--- Start The data ---
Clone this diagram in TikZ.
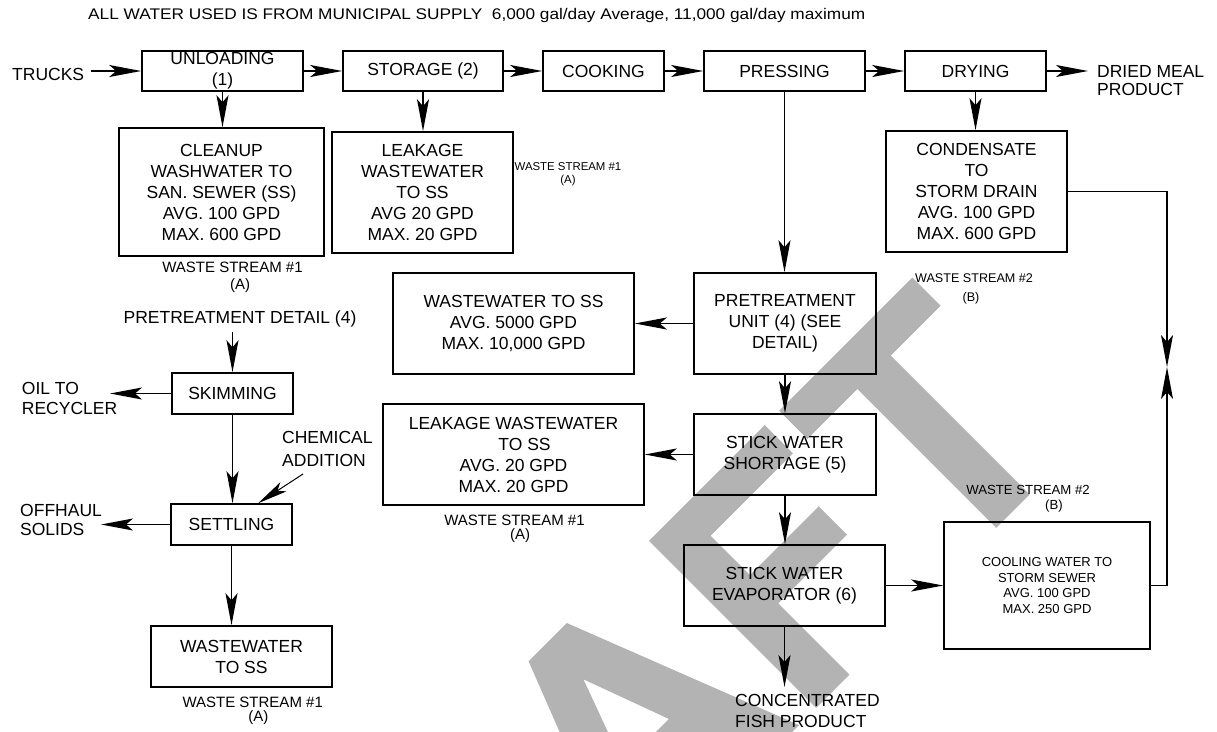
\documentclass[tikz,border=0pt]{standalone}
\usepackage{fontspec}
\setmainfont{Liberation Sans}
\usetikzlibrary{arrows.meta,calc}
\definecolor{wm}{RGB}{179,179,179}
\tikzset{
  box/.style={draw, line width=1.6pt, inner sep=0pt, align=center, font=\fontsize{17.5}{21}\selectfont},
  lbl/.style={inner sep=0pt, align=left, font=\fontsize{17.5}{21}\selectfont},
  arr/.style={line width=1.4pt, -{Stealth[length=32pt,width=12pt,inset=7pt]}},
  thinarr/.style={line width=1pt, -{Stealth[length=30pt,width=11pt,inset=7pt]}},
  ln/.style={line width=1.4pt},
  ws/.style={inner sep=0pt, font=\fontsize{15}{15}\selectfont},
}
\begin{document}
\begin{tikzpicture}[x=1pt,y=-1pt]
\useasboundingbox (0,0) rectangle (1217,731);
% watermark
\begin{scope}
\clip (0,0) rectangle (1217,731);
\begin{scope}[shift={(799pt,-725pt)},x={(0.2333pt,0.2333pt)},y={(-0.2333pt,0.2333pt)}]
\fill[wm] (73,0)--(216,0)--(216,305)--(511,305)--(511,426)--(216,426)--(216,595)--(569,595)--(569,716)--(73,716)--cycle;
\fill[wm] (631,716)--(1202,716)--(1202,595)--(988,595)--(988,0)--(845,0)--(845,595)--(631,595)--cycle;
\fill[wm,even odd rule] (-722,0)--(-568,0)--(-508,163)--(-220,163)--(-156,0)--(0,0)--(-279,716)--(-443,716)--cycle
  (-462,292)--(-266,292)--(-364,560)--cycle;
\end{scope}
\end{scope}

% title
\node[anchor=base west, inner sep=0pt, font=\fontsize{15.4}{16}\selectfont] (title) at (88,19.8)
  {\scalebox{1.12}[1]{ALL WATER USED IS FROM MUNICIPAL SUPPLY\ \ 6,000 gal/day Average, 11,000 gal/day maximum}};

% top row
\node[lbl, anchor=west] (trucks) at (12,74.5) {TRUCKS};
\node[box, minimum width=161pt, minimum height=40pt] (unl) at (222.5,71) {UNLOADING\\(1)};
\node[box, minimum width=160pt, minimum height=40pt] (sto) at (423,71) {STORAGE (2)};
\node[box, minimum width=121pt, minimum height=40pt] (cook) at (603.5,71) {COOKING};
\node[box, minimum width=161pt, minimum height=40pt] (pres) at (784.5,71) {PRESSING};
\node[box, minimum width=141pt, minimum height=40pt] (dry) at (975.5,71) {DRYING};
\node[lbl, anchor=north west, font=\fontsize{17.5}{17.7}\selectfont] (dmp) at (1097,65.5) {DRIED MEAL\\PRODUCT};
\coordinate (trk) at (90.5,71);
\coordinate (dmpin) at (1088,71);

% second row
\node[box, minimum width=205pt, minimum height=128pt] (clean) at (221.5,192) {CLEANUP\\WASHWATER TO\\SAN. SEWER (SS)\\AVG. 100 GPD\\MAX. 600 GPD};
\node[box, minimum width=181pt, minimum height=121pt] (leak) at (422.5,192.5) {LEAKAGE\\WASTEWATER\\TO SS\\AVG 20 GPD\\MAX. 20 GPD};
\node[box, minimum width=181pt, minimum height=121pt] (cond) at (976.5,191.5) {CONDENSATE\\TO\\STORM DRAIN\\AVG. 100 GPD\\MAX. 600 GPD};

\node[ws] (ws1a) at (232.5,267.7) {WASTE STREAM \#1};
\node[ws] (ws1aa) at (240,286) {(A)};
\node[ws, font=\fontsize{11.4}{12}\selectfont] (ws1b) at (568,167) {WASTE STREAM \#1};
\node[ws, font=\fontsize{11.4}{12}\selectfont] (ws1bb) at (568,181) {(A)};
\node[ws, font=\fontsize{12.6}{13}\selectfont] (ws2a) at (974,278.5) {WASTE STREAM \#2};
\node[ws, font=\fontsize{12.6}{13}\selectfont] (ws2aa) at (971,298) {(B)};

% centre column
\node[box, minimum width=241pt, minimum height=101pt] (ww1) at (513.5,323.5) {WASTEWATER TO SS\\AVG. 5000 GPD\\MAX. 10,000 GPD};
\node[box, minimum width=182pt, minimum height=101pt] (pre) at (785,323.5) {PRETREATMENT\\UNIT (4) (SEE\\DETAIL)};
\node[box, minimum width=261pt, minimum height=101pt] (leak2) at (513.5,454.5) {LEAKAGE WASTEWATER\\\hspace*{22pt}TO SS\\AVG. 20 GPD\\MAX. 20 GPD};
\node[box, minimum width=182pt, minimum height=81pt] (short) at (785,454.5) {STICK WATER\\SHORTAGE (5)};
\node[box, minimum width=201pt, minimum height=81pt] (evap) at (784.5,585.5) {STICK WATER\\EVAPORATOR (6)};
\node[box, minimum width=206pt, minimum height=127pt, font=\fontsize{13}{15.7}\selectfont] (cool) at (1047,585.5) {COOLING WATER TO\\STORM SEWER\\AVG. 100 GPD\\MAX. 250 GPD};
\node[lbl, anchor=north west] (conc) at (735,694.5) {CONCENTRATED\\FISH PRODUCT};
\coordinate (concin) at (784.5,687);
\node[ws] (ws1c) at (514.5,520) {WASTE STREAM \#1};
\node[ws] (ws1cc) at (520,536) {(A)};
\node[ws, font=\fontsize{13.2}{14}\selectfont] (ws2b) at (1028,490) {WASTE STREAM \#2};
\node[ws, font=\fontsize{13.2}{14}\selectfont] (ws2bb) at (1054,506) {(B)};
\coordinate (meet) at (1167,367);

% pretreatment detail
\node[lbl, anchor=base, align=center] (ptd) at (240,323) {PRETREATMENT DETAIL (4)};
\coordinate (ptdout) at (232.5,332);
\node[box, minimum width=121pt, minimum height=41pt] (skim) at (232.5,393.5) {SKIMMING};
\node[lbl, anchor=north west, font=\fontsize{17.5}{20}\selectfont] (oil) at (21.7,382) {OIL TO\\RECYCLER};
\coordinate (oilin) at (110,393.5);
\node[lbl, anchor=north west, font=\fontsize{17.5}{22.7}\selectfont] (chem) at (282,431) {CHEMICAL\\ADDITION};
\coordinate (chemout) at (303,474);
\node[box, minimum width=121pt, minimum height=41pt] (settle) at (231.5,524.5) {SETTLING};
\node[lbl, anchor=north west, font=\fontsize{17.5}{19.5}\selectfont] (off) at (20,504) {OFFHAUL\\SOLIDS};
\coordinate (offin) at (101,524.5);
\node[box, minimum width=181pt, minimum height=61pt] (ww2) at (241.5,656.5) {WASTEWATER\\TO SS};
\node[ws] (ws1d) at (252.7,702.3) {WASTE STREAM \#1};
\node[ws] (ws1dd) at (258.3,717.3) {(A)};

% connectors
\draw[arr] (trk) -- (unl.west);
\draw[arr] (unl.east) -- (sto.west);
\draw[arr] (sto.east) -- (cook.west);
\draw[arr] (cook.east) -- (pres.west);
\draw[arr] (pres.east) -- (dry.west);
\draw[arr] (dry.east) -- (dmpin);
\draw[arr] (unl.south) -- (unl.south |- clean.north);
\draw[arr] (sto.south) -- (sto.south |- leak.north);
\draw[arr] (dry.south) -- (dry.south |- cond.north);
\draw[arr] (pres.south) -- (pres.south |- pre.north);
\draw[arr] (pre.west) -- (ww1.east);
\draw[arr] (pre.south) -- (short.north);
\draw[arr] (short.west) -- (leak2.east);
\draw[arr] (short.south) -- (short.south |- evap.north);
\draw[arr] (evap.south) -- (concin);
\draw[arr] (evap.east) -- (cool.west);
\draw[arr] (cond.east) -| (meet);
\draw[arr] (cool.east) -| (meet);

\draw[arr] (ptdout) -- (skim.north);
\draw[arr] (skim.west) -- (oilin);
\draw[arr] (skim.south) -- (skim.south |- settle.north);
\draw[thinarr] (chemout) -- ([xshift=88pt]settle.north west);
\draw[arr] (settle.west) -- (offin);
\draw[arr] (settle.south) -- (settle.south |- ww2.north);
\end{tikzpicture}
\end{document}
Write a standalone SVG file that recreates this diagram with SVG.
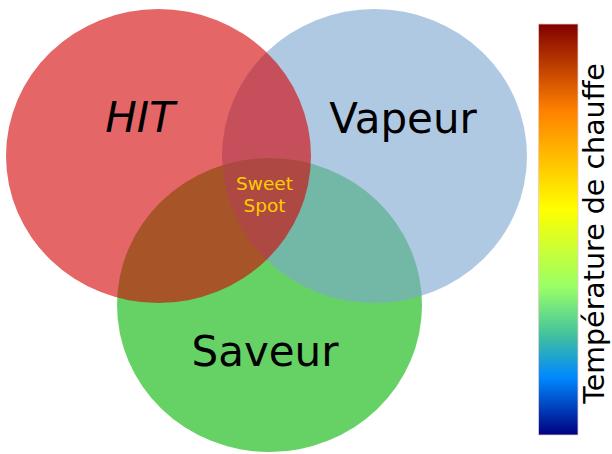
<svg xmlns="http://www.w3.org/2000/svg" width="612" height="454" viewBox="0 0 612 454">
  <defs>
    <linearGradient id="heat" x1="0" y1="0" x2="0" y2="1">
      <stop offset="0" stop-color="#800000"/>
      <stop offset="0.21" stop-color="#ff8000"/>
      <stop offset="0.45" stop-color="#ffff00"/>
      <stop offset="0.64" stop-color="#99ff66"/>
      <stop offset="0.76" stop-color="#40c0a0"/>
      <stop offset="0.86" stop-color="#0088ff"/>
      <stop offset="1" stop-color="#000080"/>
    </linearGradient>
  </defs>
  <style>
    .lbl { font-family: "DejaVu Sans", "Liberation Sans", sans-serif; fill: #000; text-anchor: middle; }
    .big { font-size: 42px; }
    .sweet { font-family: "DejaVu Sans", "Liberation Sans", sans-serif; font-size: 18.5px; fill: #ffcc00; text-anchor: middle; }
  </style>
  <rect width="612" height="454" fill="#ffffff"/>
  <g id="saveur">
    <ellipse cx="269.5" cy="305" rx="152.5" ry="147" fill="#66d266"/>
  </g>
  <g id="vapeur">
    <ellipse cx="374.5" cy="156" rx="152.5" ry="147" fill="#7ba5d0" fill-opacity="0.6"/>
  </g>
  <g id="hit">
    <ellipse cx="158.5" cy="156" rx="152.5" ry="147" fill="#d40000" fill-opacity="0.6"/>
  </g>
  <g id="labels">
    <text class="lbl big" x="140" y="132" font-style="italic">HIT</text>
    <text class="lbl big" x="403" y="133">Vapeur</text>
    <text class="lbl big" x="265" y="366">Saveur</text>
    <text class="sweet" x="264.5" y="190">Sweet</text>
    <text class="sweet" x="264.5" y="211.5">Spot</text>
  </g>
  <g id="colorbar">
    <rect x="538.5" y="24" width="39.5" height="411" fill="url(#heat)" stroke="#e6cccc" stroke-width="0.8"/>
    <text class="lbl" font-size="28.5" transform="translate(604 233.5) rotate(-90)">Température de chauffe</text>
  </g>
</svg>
--- End The data ---
What to work on> Pictures are left out; print exactly the lines from the one holding "Write a standalone" through the last line of the listing above, both included.

Worked solution>
Write a standalone SVG file that recreates this diagram with SVG.
<svg xmlns="http://www.w3.org/2000/svg" width="612" height="454" viewBox="0 0 612 454">
  <defs>
    <linearGradient id="heat" x1="0" y1="0" x2="0" y2="1">
      <stop offset="0" stop-color="#800000"/>
      <stop offset="0.21" stop-color="#ff8000"/>
      <stop offset="0.45" stop-color="#ffff00"/>
      <stop offset="0.64" stop-color="#99ff66"/>
      <stop offset="0.76" stop-color="#40c0a0"/>
      <stop offset="0.86" stop-color="#0088ff"/>
      <stop offset="1" stop-color="#000080"/>
    </linearGradient>
  </defs>
  <style>
    .lbl { font-family: "DejaVu Sans", "Liberation Sans", sans-serif; fill: #000; text-anchor: middle; }
    .big { font-size: 42px; }
    .sweet { font-family: "DejaVu Sans", "Liberation Sans", sans-serif; font-size: 18.5px; fill: #ffcc00; text-anchor: middle; }
  </style>
  <rect width="612" height="454" fill="#ffffff"/>
  <g id="saveur">
    <ellipse cx="269.5" cy="305" rx="152.5" ry="147" fill="#66d266"/>
  </g>
  <g id="vapeur">
    <ellipse cx="374.5" cy="156" rx="152.5" ry="147" fill="#7ba5d0" fill-opacity="0.6"/>
  </g>
  <g id="hit">
    <ellipse cx="158.5" cy="156" rx="152.5" ry="147" fill="#d40000" fill-opacity="0.6"/>
  </g>
  <g id="labels">
    <text class="lbl big" x="140" y="132" font-style="italic">HIT</text>
    <text class="lbl big" x="403" y="133">Vapeur</text>
    <text class="lbl big" x="265" y="366">Saveur</text>
    <text class="sweet" x="264.5" y="190">Sweet</text>
    <text class="sweet" x="264.5" y="211.5">Spot</text>
  </g>
  <g id="colorbar">
    <rect x="538.5" y="24" width="39.5" height="411" fill="url(#heat)" stroke="#e6cccc" stroke-width="0.8"/>
    <text class="lbl" font-size="28.5" transform="translate(604 233.5) rotate(-90)">Température de chauffe</text>
  </g>
</svg>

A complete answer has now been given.